When asked about the upheaval at the White House today, Press Secretary Josh Earnest said, “It certainly is easy to poke fun at the chaos." However, the Obama administration and other elected officials are also getting worried about the debt limit, which needs to be raised by early November. "Responsible Republican leaders should bring a clean debt ceiling increase to the floors of the House and Senate immediately and let it pass with a bipartisan coalition, as it certainly would," Senate Minority Leader Harry Reid said in a statement this afternoon. "Republican chaos is likely to get worse before it gets better but the economic livelihood of the American people should not be threatened as a result of Republicans’ inability to govern.”

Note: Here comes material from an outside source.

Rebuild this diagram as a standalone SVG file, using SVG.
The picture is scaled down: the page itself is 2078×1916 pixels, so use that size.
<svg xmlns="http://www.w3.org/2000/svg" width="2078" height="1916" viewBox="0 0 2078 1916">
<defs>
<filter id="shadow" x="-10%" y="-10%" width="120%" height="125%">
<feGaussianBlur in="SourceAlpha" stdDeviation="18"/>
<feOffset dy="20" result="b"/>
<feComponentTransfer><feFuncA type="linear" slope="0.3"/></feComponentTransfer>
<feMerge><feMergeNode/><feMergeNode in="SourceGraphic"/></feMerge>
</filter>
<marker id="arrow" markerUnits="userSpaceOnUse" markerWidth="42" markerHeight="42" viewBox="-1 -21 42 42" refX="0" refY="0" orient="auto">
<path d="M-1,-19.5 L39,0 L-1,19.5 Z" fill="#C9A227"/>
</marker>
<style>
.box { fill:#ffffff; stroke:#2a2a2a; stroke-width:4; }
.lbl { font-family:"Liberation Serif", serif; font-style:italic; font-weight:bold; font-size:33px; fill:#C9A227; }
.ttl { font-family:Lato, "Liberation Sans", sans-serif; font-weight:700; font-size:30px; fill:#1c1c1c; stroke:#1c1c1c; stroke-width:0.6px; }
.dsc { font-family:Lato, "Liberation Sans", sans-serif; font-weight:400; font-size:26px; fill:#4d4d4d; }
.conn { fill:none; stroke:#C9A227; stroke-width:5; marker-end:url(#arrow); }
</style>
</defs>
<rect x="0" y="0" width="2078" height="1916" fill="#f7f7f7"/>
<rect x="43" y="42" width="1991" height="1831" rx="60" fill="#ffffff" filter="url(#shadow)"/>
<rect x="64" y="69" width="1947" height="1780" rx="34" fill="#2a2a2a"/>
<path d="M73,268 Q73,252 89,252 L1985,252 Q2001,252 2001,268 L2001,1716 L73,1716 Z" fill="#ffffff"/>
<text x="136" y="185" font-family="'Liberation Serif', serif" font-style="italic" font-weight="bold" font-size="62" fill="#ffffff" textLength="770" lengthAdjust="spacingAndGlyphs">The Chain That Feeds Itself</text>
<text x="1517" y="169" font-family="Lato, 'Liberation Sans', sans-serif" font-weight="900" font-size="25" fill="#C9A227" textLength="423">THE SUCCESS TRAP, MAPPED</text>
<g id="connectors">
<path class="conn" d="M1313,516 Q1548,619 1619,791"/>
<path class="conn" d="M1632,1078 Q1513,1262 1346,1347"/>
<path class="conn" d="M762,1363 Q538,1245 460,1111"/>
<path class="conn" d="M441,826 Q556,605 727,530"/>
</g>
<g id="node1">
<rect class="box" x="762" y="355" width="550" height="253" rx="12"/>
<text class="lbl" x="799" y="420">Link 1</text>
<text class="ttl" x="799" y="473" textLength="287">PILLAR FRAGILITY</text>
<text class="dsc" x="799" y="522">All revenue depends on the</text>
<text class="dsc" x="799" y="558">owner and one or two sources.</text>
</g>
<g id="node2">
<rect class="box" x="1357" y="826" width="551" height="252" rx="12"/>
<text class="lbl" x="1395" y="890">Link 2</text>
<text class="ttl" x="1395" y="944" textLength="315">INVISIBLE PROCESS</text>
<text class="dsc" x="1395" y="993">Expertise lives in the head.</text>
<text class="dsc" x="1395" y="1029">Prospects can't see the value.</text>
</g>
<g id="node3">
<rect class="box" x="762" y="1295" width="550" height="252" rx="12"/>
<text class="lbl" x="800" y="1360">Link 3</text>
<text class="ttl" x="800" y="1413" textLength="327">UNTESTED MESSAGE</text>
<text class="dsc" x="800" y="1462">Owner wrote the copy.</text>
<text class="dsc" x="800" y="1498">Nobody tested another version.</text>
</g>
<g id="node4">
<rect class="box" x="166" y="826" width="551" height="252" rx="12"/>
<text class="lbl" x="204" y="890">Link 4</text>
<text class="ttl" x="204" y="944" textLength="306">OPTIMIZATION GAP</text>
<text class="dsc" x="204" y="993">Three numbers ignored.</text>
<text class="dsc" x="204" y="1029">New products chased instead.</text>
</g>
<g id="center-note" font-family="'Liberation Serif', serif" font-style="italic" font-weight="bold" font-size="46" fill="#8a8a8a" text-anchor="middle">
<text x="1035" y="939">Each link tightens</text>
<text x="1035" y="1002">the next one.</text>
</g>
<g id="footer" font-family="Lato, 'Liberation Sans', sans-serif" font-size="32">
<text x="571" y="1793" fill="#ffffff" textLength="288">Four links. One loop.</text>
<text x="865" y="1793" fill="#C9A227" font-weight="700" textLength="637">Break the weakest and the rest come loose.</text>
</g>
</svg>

Wall Street is also freaking out a little about the debt limit — and how the House GOP fight could mess things up. A policy analyst for investment bankers told Politico, “We will not mince words — this is the political equivalent of a dumpster fire."

And — in case there were any members of Congress out there who still thought it might be fun to be House Speaker — the legislative problems don’t end with the debt limit. Congress will only be in session 26 days before the current federal budget expires and the government faces another potential shutdown. And then 2016 is here, bringing with it all the fun that comes with being a legislator during an election year, when compromise often becomes impossible as both parties try to impress voters — or at least prove that they are better than the opposition. 

Whoever decides to take one for the team and become House Speaker, they are sure to have quite an impossible and stress-inducing year. 

This post has been updated throughout.